The trade in toxic waste has existed for decades, with the industrial effluent from the developed world often exported to developing nations. However, two trends have driven the growth of illicit trade in toxic waste, and the involvement of organized crime groups. First, regulations and the cost of disposing of toxic waste have continued to mount. By and large this is a positive development, spurred by civil society and government concerns over the health and environmental impact of toxic waste disposal. However, regulations and the cost of toxic waste disposal differ dramatically between states. Some businesses have sought to financially profit from the regulatory heterogeneity, by shipping their waste to the least regulated, and thus most inexpensive, countries for processing. The second trend, efforts by the international community to restrict the legal trade in toxic waste, has emerged in response to business efforts to dispose of toxic waste on the cheap. However, despite international efforts the global trade in toxic waste continues. Efforts to restrict the legal trade have opened up a vast opportunity for global organized crime groups, who are able and all too willing to smuggle and dispose of the toxic effluent.

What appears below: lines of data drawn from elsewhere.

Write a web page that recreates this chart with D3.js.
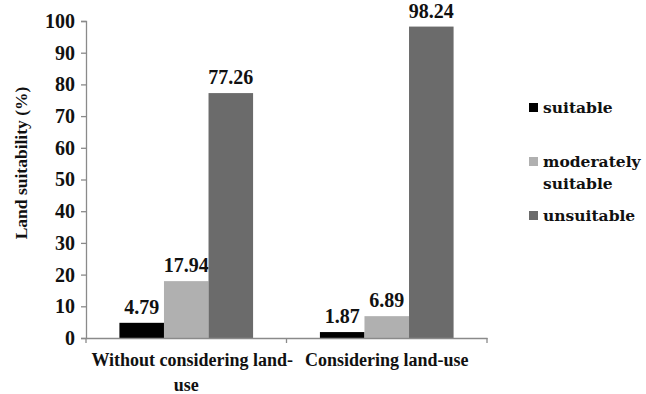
<!DOCTYPE html>
<html>
<head>
<meta charset="utf-8">
<script src="https://cdn.jsdelivr.net/npm/d3@7"></script>
<style>
  html, body { margin: 0; padding: 0; background: #fff; }
  svg { display: block; }
</style>
</head>
<body>
<svg id="chart" width="646" height="394"></svg>
<script>
const categories = [["Without considering land-", "use"], ["Considering land-use"]];
const categoryKeys = ["without", "considering"];
const seriesNames = ["suitable", "moderately suitable", "unsuitable"];
const suitable = [4.79, 1.87];
const moderatelySuitable = [17.94, 6.89];
const unsuitable = [77.26, 98.24];
const yTicks = [0, 10, 20, 30, 40, 50, 60, 70, 80, 90, 100];
const colors = ["#000000", "#b0b0b0", "#6b6b6b"];
const legendLines = [["suitable"], ["moderately", "suitable"], ["unsuitable"]];

const seriesValues = [suitable, moderatelySuitable, unsuitable];

const svg = d3.select("#chart");
const plotLeft = 86, plotRight = 487, plotTop = 21, plotBottom = 338;

const y = d3.scaleLinear().domain([0, 100]).range([plotBottom, plotTop]);
const x0 = d3.scaleBand().domain(categoryKeys).range([plotLeft, plotRight]).padding(0);
const x1 = d3.scaleBand().domain(d3.range(seriesNames.length))
  .range([0, x0.bandwidth()]).paddingInner(0).paddingOuter(0.75);

const serif = "'Liberation Serif', 'Times New Roman', serif";

// bars
categoryKeys.forEach((c, ci) => {
  const g = svg.append("g").attr("transform", `translate(${x0(c)},0)`);
  seriesValues.forEach((vals, si) => {
    const v = vals[ci];
    g.append("rect")
      .attr("x", x1(si))
      .attr("y", y(v))
      .attr("width", x1.bandwidth())
      .attr("height", y(0) - y(v))
      .attr("fill", colors[si]);
    g.append("text")
      .attr("x", x1(si) + x1.bandwidth() / 2)
      .attr("y", y(v) - 9)
      .attr("text-anchor", "middle")
      .attr("font-family", serif)
      .attr("font-weight", "bold")
      .attr("font-size", 20)
      .attr("fill", "#111")
      .text(v.toFixed(2));
  });
});

// y axis
const yAxis = d3.axisLeft(y).tickValues(yTicks).tickSize(5).tickPadding(6);
const yg = svg.append("g").attr("transform", `translate(${plotLeft},0)`).call(yAxis);
yg.select(".domain").attr("stroke", "#8a8a8a").attr("stroke-width", 1.3);
yg.selectAll(".tick line").attr("stroke", "#8a8a8a").attr("stroke-width", 1.3);
yg.selectAll(".tick text")
  .attr("font-family", serif).attr("font-weight", "bold")
  .attr("font-size", 20).attr("fill", "#111");

// x axis
const xAxis = d3.axisBottom(x0).tickSize(0).tickFormat("");
const xg = svg.append("g").attr("transform", `translate(0,${plotBottom})`).call(xAxis);
xg.select(".domain").attr("stroke", "#8a8a8a").attr("stroke-width", 1.3);
xg.selectAll(".tick").remove();
const boundaries = [plotLeft, x0(categoryKeys[1]), plotRight];
xg.selectAll("line.bt").data(boundaries).enter().append("line")
  .attr("class", "bt")
  .attr("x1", d => d).attr("x2", d => d)
  .attr("y1", 0).attr("y2", 5)
  .attr("stroke", "#8a8a8a").attr("stroke-width", 1.3);

// category labels
categoryKeys.forEach((c, ci) => {
  const t = svg.append("text")
    .attr("text-anchor", "middle")
    .attr("font-family", serif).attr("font-weight", "bold")
    .attr("font-size", 18).attr("fill", "#111");
  categories[ci].forEach((line, li) => {
    t.append("tspan")
      .attr("x", x0(c) + x0.bandwidth() / 2 + (categories[ci].length > 1 && li === 0 ? 6 : 0))
      .attr("y", 366 + li * 25)
      .text(line);
  });
});

// y axis title
svg.append("text")
  .attr("transform", "translate(27,163) rotate(-90)")
  .attr("text-anchor", "middle")
  .attr("font-family", serif).attr("font-weight", "bold")
  .attr("font-size", 17.5).attr("fill", "#111")
  .text("Land suitability (%)");

// legend
const legendBase = [113, 167, 221];
legendLines.forEach((lines, i) => {
  svg.append("rect")
    .attr("x", 529).attr("y", legendBase[i] - 10)
    .attr("width", 9).attr("height", 9)
    .attr("fill", colors[i]);
  const t = svg.append("text")
    .attr("font-family", "'DejaVu Serif', serif").attr("font-weight", "bold")
    .attr("font-size", 15.5).attr("fill", "#111");
  lines.forEach((line, li) => {
    t.append("tspan").attr("x", 543).attr("y", legendBase[i] + li * 22).text(line);
  });
});
</script>
</body>
</html>
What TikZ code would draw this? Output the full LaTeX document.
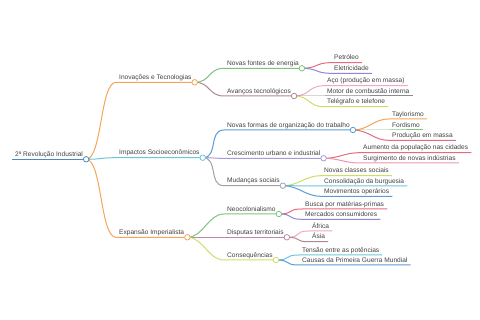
\documentclass[tikz,border=0pt]{standalone}
\usepackage{fontspec}
\setmainfont{Liberation Sans}
% Colores de las ramas
\definecolor{cTexto}{HTML}{404040}
\definecolor{cRaiz}{HTML}{4A88C8}
\definecolor{cNaranja}{HTML}{F2A65A}
\definecolor{cCian}{HTML}{6CC6D9}
\definecolor{cVerde}{HTML}{7CC47C}
\definecolor{cMalva}{HTML}{B08890}
\definecolor{cRosaM}{HTML}{C088A8}
\definecolor{cAzul}{HTML}{5A9BD5}
\definecolor{cLila}{HTML}{A99BD8}
\definecolor{cGris}{HTML}{A0A0A8}
\definecolor{cGrisO}{HTML}{8A8A96}
\definecolor{cRosa}{HTML}{E66A80}
\definecolor{cRosaC}{HTML}{F0A8C4}
\definecolor{cVioleta}{HTML}{8C88D8}
\definecolor{cAmarillo}{HTML}{D2DB6A}
\begin{document}
\begin{tikzpicture}[x=1pt,y=-1pt,
    tema/.style={anchor=south west, inner xsep=3pt, inner ysep=0pt, text depth=2.5pt,
        font=\fontsize{6.6}{7.5}\selectfont, text=cTexto},
    rama/.style={line width=1pt},
    punto/.style={circle, draw, fill=white, line width=0.8pt, inner sep=0pt, minimum size=5.5pt}]
    \useasboundingbox (0,0) rectangle (480,320);
    % Raiz
    \node[tema] (raiz) at (12,159.3) {2ª Revolução Industrial};
    \draw[cRaiz, line width=1.5pt] (raiz.south west) -- (raiz.south east);
    % Ramas: padre/nombre/x/y/color/texto
    \foreach \p/\n/\x/\y/\c/\t in {
        raiz/inov/116/82.3/cNaranja/Inovações e Tecnologias,
        raiz/impac/116/157.7/cCian/Impactos Socioeconômicos,
        raiz/expan/116/237.3/cNaranja/Expansão Imperialista,
        inov/fontes/224/68.3/cVerde/Novas fontes de energia,
        inov/avanc/224/96/cMalva/Avanços tecnológicos,
        impac/formas/224/130/cAzul/Novas formas de organização do trabalho,
        impac/cresc/224/158.3/cLila/Crescimento urbano e industrial,
        impac/mudan/224/185.7/cGris/Mudanças sociais,
        expan/neoc/224/214/cVerde/Neocolonialismo,
        expan/disp/224/237.3/cRosaM/Disputas territoriais,
        expan/conse/224/260/cAmarillo/Consequências,
        fontes/petro/331/62.7/cRosa/Petróleo,
        fontes/eletr/331/73.3/cVioleta/Eletricidade,
        avanc/aco/324/85.7/cRosaC/Aço (produção em massa),
        avanc/motor/324/96/cGrisO/Motor de combustão interna,
        avanc/teleg/324/106.7/cAmarillo/Telégrafo e telefone,
        formas/taylor/389/119/cNaranja/Taylorismo,
        formas/ford/389/130/cVerde/Fordismo,
        formas/prod/389/140.3/cRosa/Produção em massa,
        cresc/aument/360/152.7/cRosa/Aumento da população nas cidades,
        cresc/surg/360/163/cRosaC!70!cRosa/Surgimento de novas indústrias,
        mudan/classes/321/175.7/cAmarillo/Novas classes sociais,
        mudan/burg/321/186/cCian/Consolidação da burguesia,
        mudan/movim/321/196.3/cAzul/Movimentos operários,
        neoc/busca/302/209/cRosa/Busca por matérias-primas,
        neoc/merc/302/219.3/cVioleta/Mercados consumidores,
        disp/africa/309/231/cRosaC/África,
        disp/asia/309/241.7/cMalva/Ásia,
        conse/tensao/299/255/cCian/Tensão entre as potências,
        conse/causas/299/265/cAzul/Causas da Primeira Guerra Mundial}
    {
        \node[tema] (\n) at (\x,\y) {\t};
        \draw[rama, \c] (\p.south east) .. controls +(16,0) and +(-16,0) .. (\n.south west)
            -- (\n.south east);
    }
    % Puntos de union
    \foreach \n/\c in {raiz/cRaiz, inov/cNaranja, impac/cCian, expan/cNaranja,
        fontes/cVerde, avanc/cMalva, formas/cAzul, cresc/cLila, mudan/cGris,
        neoc/cVerde, disp/cRosaM, conse/cAmarillo}
        \node[punto, draw=\c] (\n-p) at (\n.south east) {};
\end{tikzpicture}
\end{document}
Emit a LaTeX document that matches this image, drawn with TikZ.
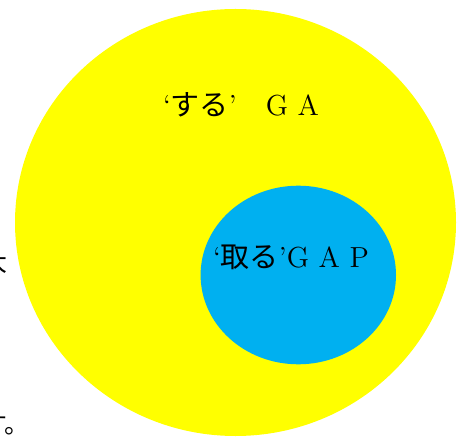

Camorra clans in Naples seem to have been early and enthusiastic adopters of the toxic waste business. In 1997, one Camorra member testified that millions of tons of waste were regularly moved to the areas outside of Naples and buried. The financial stakes of the market are huge. One NGO estimated the yearly value of illicit waste disposal in Italy at 16 billion Euros. Reportedly, the Camorra has begun to expand it waste disposal activities abroad, via shipments to Eastern Europe and East Asia.

The illicit trade is toxic waste is not a victimless crime. The toxicity of the products involved pose grave threats to both those involved in the trade, and the public at large. Over 100,000 were sickened in Côte d’Ivoire in 2006, when oil byproducts were dumped in Abidjan. A spectacular photo essay recently published on the largest e-waste dump in Ghana highlights the huge health risks for local workers and resident populations. In Italy, the illicit dumps outside of Naples are believed to have propelled a cancer epidemic. Wiretaps show that Camorra members involved in burying the waste knew the dangers it posed to the local community, yet they buried it anyway. While the Italian government has initiated efforts to clean up the waste, the public health challenge posed by the buried toxins is likely to endure.

Unfortunately, the illicit trade in toxic waste is likely to grow. The financial stakes are too high for international companies, the financial gains for organized crime groups too large to pass up, and the laws to soft to deter either the businessmen or the crime groups from engaging in the activity. As polities in Europe, North America, and East Asia buttress their regulations against toxic waste disposal, it is likely that the illicit trade will be routed to developing countries, posing grave health threats to the populations there. While there is no obvious panacea to the problem, the transnational nature of the illicit trade in toxic waste necessitates the strengthening of laws against illicit dumping in both exporting and importing countries, as well as robust international cooperation to identify what waste is being moved, to where, and who is responsible. Though such steps are only a preliminary effort, they will have a tangible and positive impact on public health for those who would otherwise be victimized by the greed of organized crime groups and their industrial partners.